Accrued Income Scheme: special calculations: interest in default: application of rules
Cases where the issuer has defaulted on interest: practical points
Where a security is transferred and it is claimed that the interest in default rules apply, HMRC staff should take into account the amounts of interest involved in deciding whether or not to make further enquiries. In most cases the taxpayer’s valuation of the unpaid interest can be accepted. Where the transfer is not on the open market, a check should be made that the same valuation is used by the transferor and the transferee.
Where a payment is made in respect of a security in default, it will be a question of fact as to the extent that the payment relates to a repayment of principal or a payment of interest, and in the latter case to which unpaid interest coupon it relates. Normally it should be possible to decide this by reference to the terms on which the payment is made.

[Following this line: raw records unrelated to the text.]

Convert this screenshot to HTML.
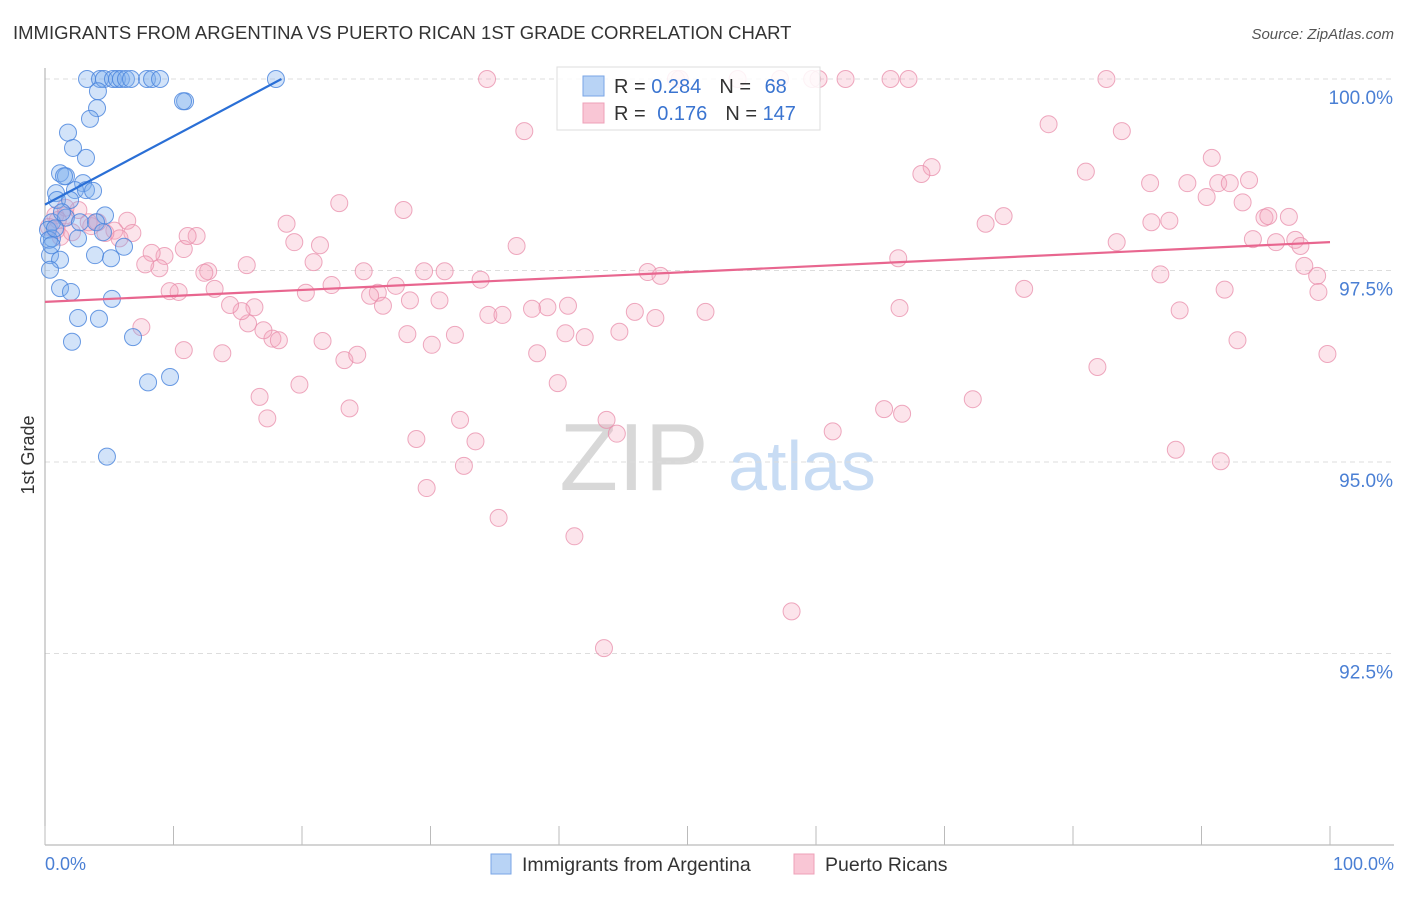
<!DOCTYPE html>
<html><head><meta charset="utf-8"><style>
body{margin:0;background:#fff;font-family:"Liberation Sans",sans-serif}
svg text{font-family:"Liberation Sans",sans-serif}
</style></head><body>
<svg id="chart" width="1406" height="892" viewBox="0 0 1406 892">
<text x="13" y="39" font-size="18.5" fill="#333">IMMIGRANTS FROM ARGENTINA VS PUERTO RICAN 1ST GRADE CORRELATION CHART</text>
<text x="1394" y="39" font-size="15" fill="#555" text-anchor="end" font-style="italic">Source: ZipAtlas.com</text>
<g>
<text x="634" y="490" font-size="96" fill="#d8d8d8" font-family="Liberation Serif" text-anchor="middle">ZIP</text>
<text x="802" y="490" font-size="70" fill="#c8dcf4" text-anchor="middle">atlas</text>
</g>
<g id="grid"></g>
<line x1="45" y1="68" x2="45" y2="845" stroke="#aaa" stroke-width="1"/>
<line x1="45" y1="845" x2="1394" y2="845" stroke="#aaa" stroke-width="1"/>
<g id="xticks"></g>
<text transform="translate(34,455) rotate(-90)" font-size="18" fill="#333" text-anchor="middle">1st Grade</text>
<text x="45" y="870" font-size="18" fill="#4a7fd4">0.0%</text>
<text x="1394" y="870" font-size="18" fill="#4a7fd4" text-anchor="end">100.0%</text>
<g id="pink"></g>
<g id="blue"></g>
<g id="lines"></g>
<g>
<rect x="557" y="67" width="263" height="63" fill="#fff" fill-opacity="0.85" stroke="#ddd"/>
<rect x="583" y="76" width="21" height="20" fill="#b8d3f5" stroke="#7aa6e6"/>
<rect x="583" y="103" width="21" height="20" fill="#f9c6d5" stroke="#eea0b8"/>
<text x="614" y="93" font-size="20" fill="#333">R = <tspan fill="#3a74d0">0.284</tspan><tspan dx="18">N = </tspan><tspan dx="8" fill="#3a74d0">68</tspan></text>
<text x="614" y="120" font-size="20" fill="#333">R = <tspan dx="6" fill="#3a74d0">0.176</tspan><tspan dx="18">N = </tspan><tspan fill="#3a74d0">147</tspan></text>
</g>
<g>
<rect x="491" y="854" width="20" height="20" fill="#b8d3f5" stroke="#7aa6e6"/>
<text x="522" y="871" font-size="19.5" fill="#333">Immigrants from Argentina</text>
<rect x="794" y="854" width="20" height="20" fill="#f9c6d5" stroke="#eea0b8"/>
<text x="825" y="871" font-size="19.5" fill="#333">Puerto Ricans</text>
</g>
</svg>
<script>
const yTicks=[100,97.5,95,92.5];
const yTickLabels=["100.0%","97.5%","95.0%","92.5%"];
const blueX=[3.27,4.28,4.59,5.29,5.6,5.91,6.3,6.69,7.94,8.33,8.95,17.97,4.12,4.05,3.5,10.9,10.74,1.79,2.18,3.19,1.17,1.63,1.48,2.96,0.86,2.33,3.19,3.74,0.93,1.95,4.67,0.54,1.63,2.72,3.97,0.23,0.54,2.57,4.51,0.31,3.89,5.14,6.15,0.39,1.17,0.39,1.17,2.02,5.21,2.57,4.2,2.1,6.85,8.02,9.73,4.82,0.78,1.32,0.5];
const blueY=[100,100,100,100,100,100,100,100,100,100,100,100,99.84,99.62,99.48,99.71,99.71,99.3,99.1,98.97,98.77,98.73,98.73,98.64,98.51,98.55,98.55,98.54,98.42,98.42,98.22,98.13,98.19,98.13,98.13,98.03,97.92,97.92,98.0,97.9,97.7,97.66,97.81,97.7,97.64,97.51,97.27,97.22,97.13,96.88,96.87,96.57,96.63,96.04,96.11,95.07,98.05,98.26,97.83];
const pinkX=[34.4,49.1,49.4,53.9,57.2,59.7,60.2,62.3,65.8,67.2,82.6,37.3,78.1,83.8,90.8,69.0,68.2,81.0,86.0,88.9,91.3,92.2,93.7,90.4,93.2,22.9,27.9,74.6,73.2,86.1,87.5,94.9,96.8,95.2,18.8,19.4,11.8,21.4,36.7,83.4,94.0,95.8,97.3,97.7,98.0,99.0,99.1,99.8,86.8,88.3,92.8,81.9,91.8,88.0,91.5,66.4,66.5,46.9,47.9,51.4,47.5,45.9,44.7,42.0,40.5,39.1,40.7,37.9,34.5,35.6,33.9,31.1,29.5,30.7,28.4,27.3,25.9,25.3,26.3,24.8,22.3,20.9,20.3,17.7,18.2,21.6,23.3,24.3,28.2,30.1,31.9,38.3,39.9,19.8,16.7,17.3,23.7,28.9,32.3,33.5,32.6,29.7,35.3,41.2,43.7,44.5,58.1,43.5,61.3,65.3,66.7,72.2,76.2,17.0,15.8,16.3,15.3,14.4,13.2,12.7,12.4,10.4,9.7,10.8,13.8,15.7,9.3,8.9,8.3,7.8,7.5,6.4,6.8,5.4,5.8,4.7,3.6,4.1,0.8,0.9,1.2,1.6,2.1,2.6,3.4,10.8,11.1,1.6,1.0,0.3];
const pinkY=[100,100,100,100,100,100,100,100,100,100,100,99.32,99.41,99.32,98.97,98.85,98.76,98.79,98.64,98.64,98.64,98.64,98.68,98.46,98.39,98.38,98.29,98.21,98.11,98.13,98.15,98.19,98.2,98.21,98.11,97.87,97.95,97.83,97.82,97.87,97.91,97.87,97.9,97.82,97.56,97.43,97.22,96.41,97.45,96.98,96.59,96.24,97.25,95.16,95.01,97.66,97.01,97.48,97.43,96.96,96.88,96.96,96.7,96.63,96.68,97.02,97.04,97.0,96.92,96.92,97.38,97.49,97.49,97.11,97.11,97.3,97.21,97.17,97.04,97.49,97.31,97.61,97.21,96.61,96.59,96.58,96.33,96.4,96.67,96.53,96.66,96.42,96.03,96.01,95.85,95.57,95.7,95.3,95.55,95.27,94.95,94.66,94.27,94.03,95.55,95.37,93.05,92.57,95.4,95.69,95.63,95.82,97.26,96.72,96.81,97.02,96.97,97.05,97.26,97.49,97.47,97.22,97.23,96.46,96.42,97.57,97.69,97.53,97.73,97.58,96.76,98.15,97.99,98.02,97.92,97.99,98.08,98.13,98.22,98.03,97.94,98.22,98.0,98.29,98.13,97.78,97.95,98.32,98.16,98.07];
const blueTrend=[[0,98.36],[18.4,100]];
const pinkTrend=[[0,97.09],[100,97.87]];
const xs=v=>45+v*12.85;
const ys=v=>79+(100-v)*76.6;
const NS="http://www.w3.org/2000/svg";
function mk(tag,attrs,parent){const e=document.createElementNS(NS,tag);for(const k in attrs)e.setAttribute(k,attrs[k]);parent.appendChild(e);return e;}
const grid=document.getElementById('grid');
yTicks.forEach((t,i)=>{
 const l=mk('line',{x1:45,x2:1394,y1:ys(t),y2:ys(t),stroke:'#ddd','stroke-dasharray':'5,4'},grid);
 
 
 const tx=mk('text',{x:1393,y:ys(t)+25,'font-size':19,fill:'#4a7fd4','text-anchor':'end'},grid);
 tx.textContent=yTickLabels[i];
 
 
});
const xt=document.getElementById('xticks');
for(let i=0;i<=10;i++){
 const l=mk('line',{x1:xs(i*10),x2:xs(i*10),y1:826,y2:845,stroke:'#bbb'},xt);
 
 
}
const pg=document.getElementById('pink');
pinkX.forEach((x,i)=>{
 const c=mk('circle',{cx:xs(x),cy:ys(pinkY[i]),r:8.5,fill:'rgba(246,165,190,0.3)',stroke:'rgba(232,140,170,0.75)','stroke-width':1},pg);
 
 
});
const bg=document.getElementById('blue');
blueX.forEach((x,i)=>{
 const c=mk('circle',{cx:xs(x),cy:ys(blueY[i]),r:8.5,fill:'rgba(125,175,238,0.35)',stroke:'rgba(70,130,220,0.8)','stroke-width':1},bg);
 
 
});
const lg=document.getElementById('lines');
const bl=mk('line',{x1:xs(blueTrend[0][0]),y1:ys(blueTrend[0][1]),x2:xs(blueTrend[1][0]),y2:ys(blueTrend[1][1]),stroke:'#2a6fd6','stroke-width':2.2},lg);


const pl=mk('line',{x1:xs(pinkTrend[0][0]),y1:ys(pinkTrend[0][1]),x2:xs(pinkTrend[1][0]),y2:ys(pinkTrend[1][1]),stroke:'#e8668f','stroke-width':2.2},lg);


</script>
</body></html>
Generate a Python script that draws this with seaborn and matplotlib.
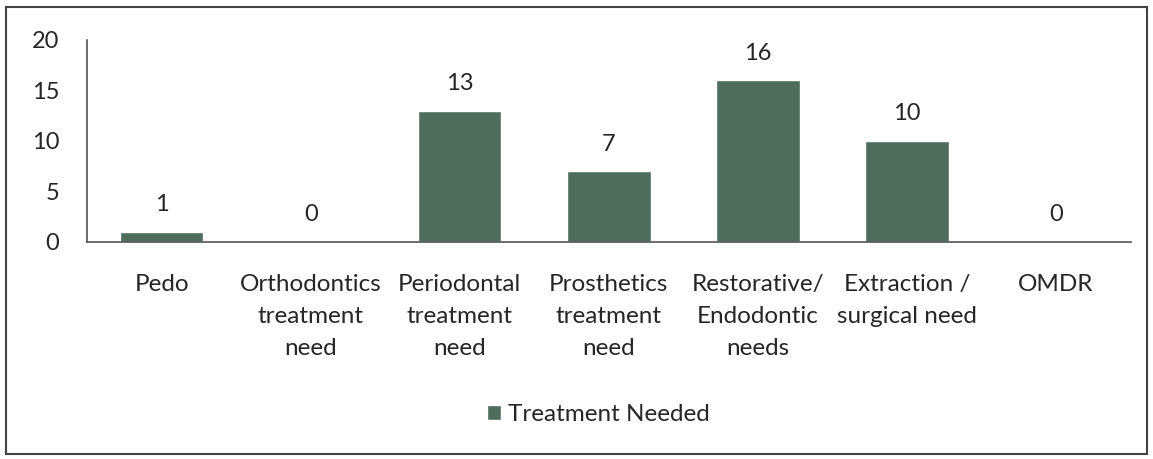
import matplotlib; matplotlib.use('Agg')
import matplotlib.pyplot as plt
import seaborn as sns
import pandas as pd
from matplotlib.patches import Rectangle

categories = ["Pedo", "Orthodontics\ntreatment\nneed", "Periodontal\ntreatment\nneed",
              "Prosthetics\ntreatment\nneed", "Restorative/\nEndodontic\nneeds",
              "Extraction /\nsurgical need", "OMDR"]
values = [1, 0, 13, 7, 16, 10, 0]
series_name = "Treatment Needed"
yticks = [0, 5, 10, 15, 20]

BAR_COLOR = "#4f6d5d"
TEXT_COLOR = "#262626"

sns.set_style("white")
plt.rcParams['font.family'] = ['Lato', 'DejaVu Sans']

df = pd.DataFrame({"category": categories, "value": values, "series": series_name})

fig = plt.figure(figsize=(11.53, 4.59), dpi=100)
ax = fig.add_axes([0.0755, 0.473, 0.905, 0.44])
sns.barplot(data=df, x="category", y="value", hue="series", palette=[BAR_COLOR],
            width=0.56, ax=ax, saturation=1)

ax.set_ylim(0, 20)
ax.set_yticks(yticks)
ax.set_xlim(-0.5, len(categories) - 0.5)
ax.set_xlabel(""); ax.set_ylabel("")
ax.set_xticks(range(len(categories)))
ax.set_xticklabels(categories, fontsize=17.5, color=TEXT_COLOR, linespacing=1.65, va='top')
ax.tick_params(axis='y', length=0, pad=20, labelsize=17, labelcolor=TEXT_COLOR)
ax.tick_params(axis='x', length=0, pad=23)

for s in ['top', 'right']:
    ax.spines[s].set_visible(False)
for s in ['left', 'bottom']:
    ax.spines[s].set_color('#555555')
    ax.spines[s].set_linewidth(1.2)

for i, v in enumerate(values):
    ax.annotate(str(v), (i, v), xytext=(0, 12), textcoords='offset points',
                ha='center', va='bottom', fontsize=17, color=TEXT_COLOR)

leg = ax.legend(loc='center', bbox_to_anchor=(0.49, -0.855), frameon=False,
                fontsize=17.5, handlelength=0.55, handleheight=0.55, handletextpad=0.3)
for t in leg.get_texts():
    t.set_color(TEXT_COLOR)

fig.patches.append(Rectangle((0.005, 0.01), 0.99, 0.975, transform=fig.transFigure,
                             fill=False, edgecolor='#444444', linewidth=1.5))

fig.savefig("out.png", dpi=100)
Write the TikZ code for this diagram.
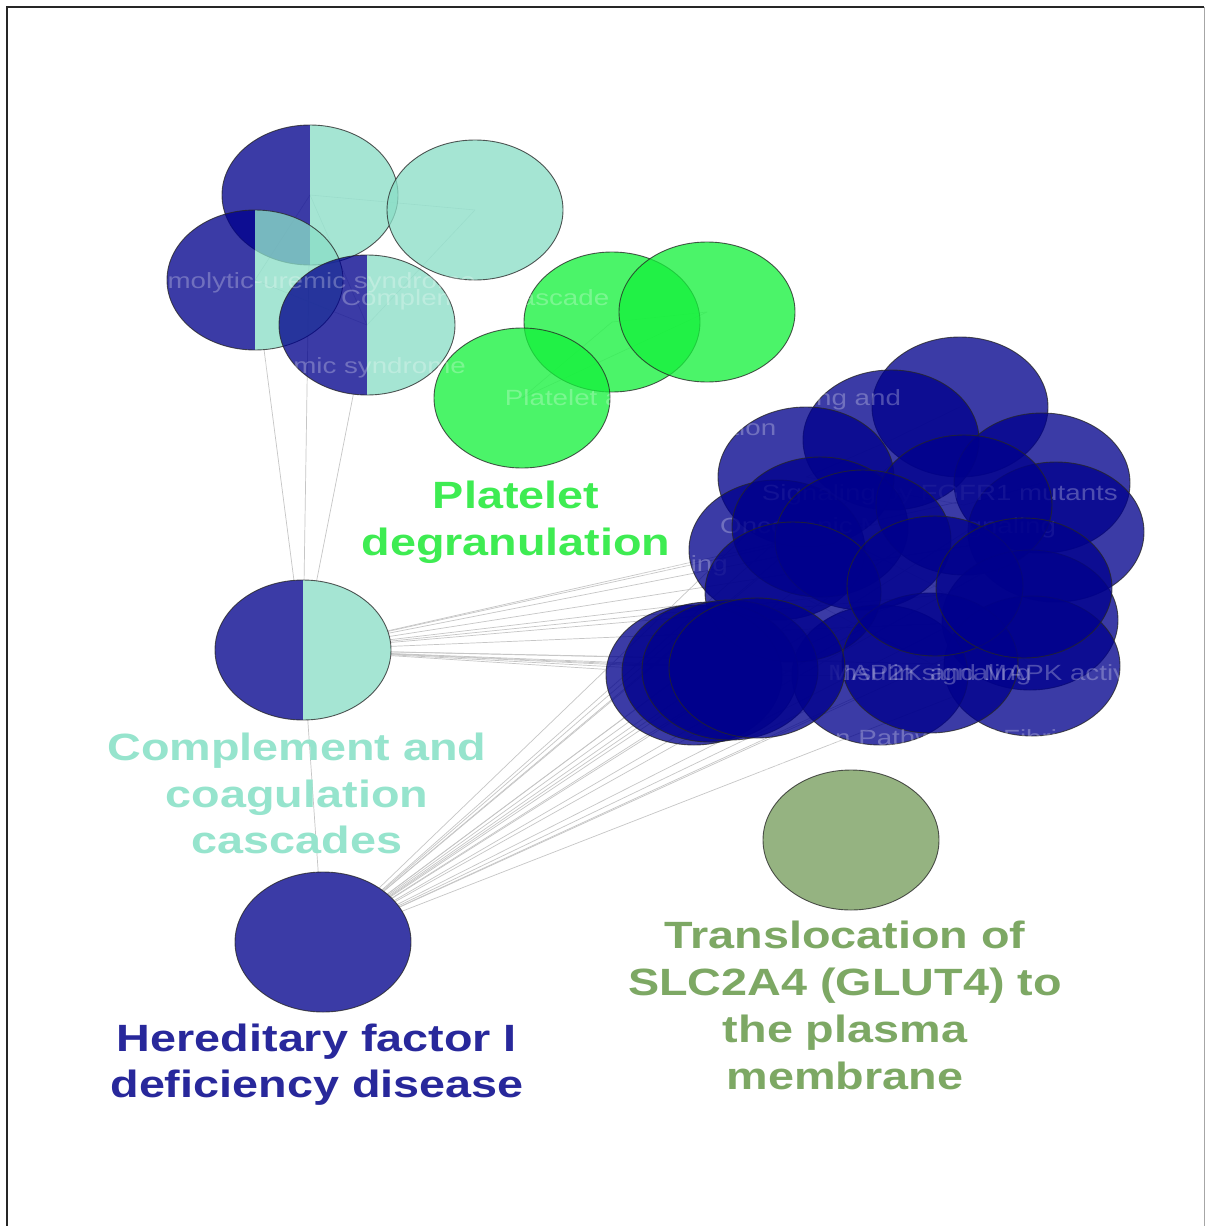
\documentclass[tikz,border=0pt]{standalone}
\usepackage{fontspec}
\setmainfont{Liberation Sans}
\newfontfamily\labfont[FakeStretch=1.23]{Liberation Sans}
\newfontfamily\faintfont[FakeStretch=1.26]{Liberation Sans}
\usetikzlibrary{shapes.geometric}
\pgfdeclarelayer{bg}
\pgfsetlayers{bg,main}
\definecolor{navyB}{RGB}{0,0,140}
\definecolor{aquaC}{RGB}{138,222,199}
\definecolor{greenG}{RGB}{21,241,60}
\definecolor{oliveT}{RGB}{118,157,92}
\definecolor{platC}{RGB}{62,236,82}
\definecolor{compC}{RGB}{150,228,205}
\definecolor{herC}{RGB}{40,40,155}
\definecolor{trC}{RGB}{125,168,100}
\begin{document}
\begin{tikzpicture}[x=1pt,y=-1pt,
  nd/.style={ellipse, minimum width=176pt, minimum height=140pt, inner sep=0pt, outer sep=0pt,
             draw=black!85, line width=0.9pt, opacity=0.77},
  bluenode/.style={nd, fill=navyB},
  cyannode/.style={nd, fill=aquaC},
  greennode/.style={nd, fill=greenG},
  olivenode/.style={nd, fill=oliveT},
  splitnode/.style={nd, path picture={
      \fill[navyB, fill opacity=0.77] (path picture bounding box.south west) rectangle (path picture bounding box.north);
      \fill[aquaC, fill opacity=0.77] (path picture bounding box.south) rectangle (path picture bounding box.north east);}},
  lnk/.style={draw=gray!45, line width=0.7pt},
  ilnk/.style={draw=gray!30, line width=0.6pt},
  ftx/.style={text=white, text opacity=0.27, font=\faintfont\fontsize{22}{30}\selectfont, inner sep=0pt, anchor=base west},
  lab/.style={font=\labfont\bfseries\fontsize{38}{47}\selectfont, inner sep=0pt, anchor=base}
]
\useasboundingbox (0,0) rectangle (1205,1226);
\begin{pgfonlayer}{bg}
\fill[white] (0,0) rectangle (1205,1226);
\end{pgfonlayer}
% frame
\draw[line width=2pt, black!85] (7,1226) -- (7,7) -- (1204,7);
\draw[gray!70, line width=1pt] (1204,7) -- (1204,1226);

% top cluster
\node[splitnode] (hA) at (310,195) {};
\node[cyannode] (hB) at (475,210) {};
\node[splitnode] (hC) at (255,280) {};
\node[splitnode] (hD) at (367,325) {};
\node[ftx] (tHUS) at (132,288) {Hemolytic-uremic syndrome};
% green cluster
\node[greennode] (g1) at (612,322) {};
\node[greennode] (g2) at (707,312) {};
\node[greennode] (g3) at (522,398) {};
\node[ftx] (tCC) at (341,305) {Complement cascade};
\node[ftx] (taHUS) at (22,373) {Atypical hemolytic-uremic syndrome};
% blue cluster
\node[bluenode] (b1) at (960,407) {};
\node[bluenode] (b2) at (891,440) {};
\node[bluenode] (b3) at (806,477) {};
\node[ftx, anchor=base, align=center] (tPA) at (703,435) {Platelet activation, signaling and\\aggregation};
\node[bluenode] (b4) at (1042,483) {};
\node[bluenode] (b5) at (1056,532) {};
\node[bluenode] (b6) at (777,550) {};
\node[ftx, anchor=base east] (tFG) at (1118,500) {Signaling by FGFR1 mutants};
\node[ftx] (tON) at (720,533) {Oncogenic MAPK signaling};
\node[ftx, anchor=base east] (tPI) at (728,571) {FLT3 Signaling};
\node[bluenode] (b7) at (820,527) {};
\node[bluenode] (b9) at (964,505) {};
\node[bluenode] (b8) at (863,540) {};
\node[bluenode] (b16) at (1030,620) {};
\node[bluenode] (b14) at (1032,666) {};
\node[bluenode] (b15) at (880,675) {};
\node[bluenode] (b12) at (793,592) {};
\node[bluenode] (b13) at (930,663) {};
\node[bluenode] (b10) at (935,586) {};
\node[bluenode] (b11) at (1024,588) {};
\node[ftx] (tIN) at (834,680) {Insulin signaling};
\node[ftx] (tMK) at (828,680) {MAP2K and MAPK activation};
\node[ftx, align=left] (tCP) at (738,775) {Common Pathway of Fibrin\\Clot Formation};
\node[bluenode] (b17) at (694,675) {};
\node[bluenode] (b18) at (710,672) {};
\node[bluenode] (b19) at (730,670) {};
\node[bluenode] (b20) at (757,668) {};
% single nodes
\node[splitnode] (cmp) at (303,650) {};
\node[bluenode] (her) at (323,942) {};
\node[olivenode] (tr) at (851,840) {};

% edges
\begin{pgfonlayer}{bg}
\foreach \t in {hA,hC,hD,her} \draw[lnk] (cmp) -- (\t);
\draw[ilnk] (hA.center) -- (hB.center);
\draw[ilnk] (hA.center) -- (hC.center);
\draw[ilnk] (hA.center) -- (hD.center);
\draw[ilnk] (hC.center) -- (hD.center);
\draw[ilnk] (hB.center) -- (hD.center);
\draw[ilnk] (g1.center) -- (g2.center);
\draw[ilnk] (g1.center) -- (g3.center);
\draw[ilnk] (g2.center) -- (g3.center);
\foreach \t in {b4,b5,b8,b9,b10,b11,b12,b13,b14,b15,b16,b17,b18,b19,b20}
  \draw[lnk] (cmp) -- (\t);
\foreach \t in {b1,b2,b3,b4,b5,b6,b7,b8,b9,b10,b11,b12,b13,b14,b15,b16,b17,b18,b19,b20}
  \draw[lnk] (her) -- (\t);
\draw[ilnk] (b1.center) -- (b2.center);
\draw[ilnk] (b2.center) -- (b3.center);
\draw[ilnk] (b3.center) -- (b9.center);
\draw[ilnk] (b9.center) -- (b4.center);
\draw[ilnk] (b7.center) -- (b10.center);
\draw[ilnk] (b12.center) -- (b13.center);
\draw[ilnk] (b10.center) -- (b14.center);
\draw[ilnk] (b20.center) -- (b10.center);
\draw[ilnk] (b17.center) -- (b15.center);
\draw[ilnk] (b6.center) -- (b8.center);
\end{pgfonlayer}

% main labels
\node[lab, text=platC] (pd1) at (516,508) {Platelet};
\node[lab, text=platC] (pd2) at (516,555) {degranulation};
\node[lab, text=compC] (cc1) at (297,760) {Complement and};
\node[lab, text=compC] (cc2) at (297,807) {coagulation};
\node[lab, text=compC] (cc3) at (297,853) {cascades};
\node[lab, text=herC] (hf1) at (317,1051) {Hereditary factor I};
\node[lab, text=herC] (hf2) at (317,1097) {deficiency disease};
\node[lab, text=trC] (tl1) at (845,948) {Translocation of};
\node[lab, text=trC] (tl2) at (845,995) {SLC2A4 (GLUT4) to};
\node[lab, text=trC] (tl3) at (845,1042) {the plasma};
\node[lab, text=trC] (tl4) at (845,1089) {membrane};
\end{tikzpicture}
\end{document}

The amount of relief due to the transferee is fixed by the valuation of the interest at the time of the transfer to him. Each unpaid interest coupon has to be dealt with separately for this purpose. If the transferee subsequently receives that interest in full, the relief so calculated should be set against it. If he receives payment in instalments, the relief should be set in sequence against the payments received until it is all used up. If the security is re-transferred before the interest has been received in full, any unused balance of the relief should be set against the AIS charge on the transfer. If the value of the interest on that transfer is less than the balance of unused relief, the excess relief is lost - it cannot be set against other interest receipts or other charges on transfer.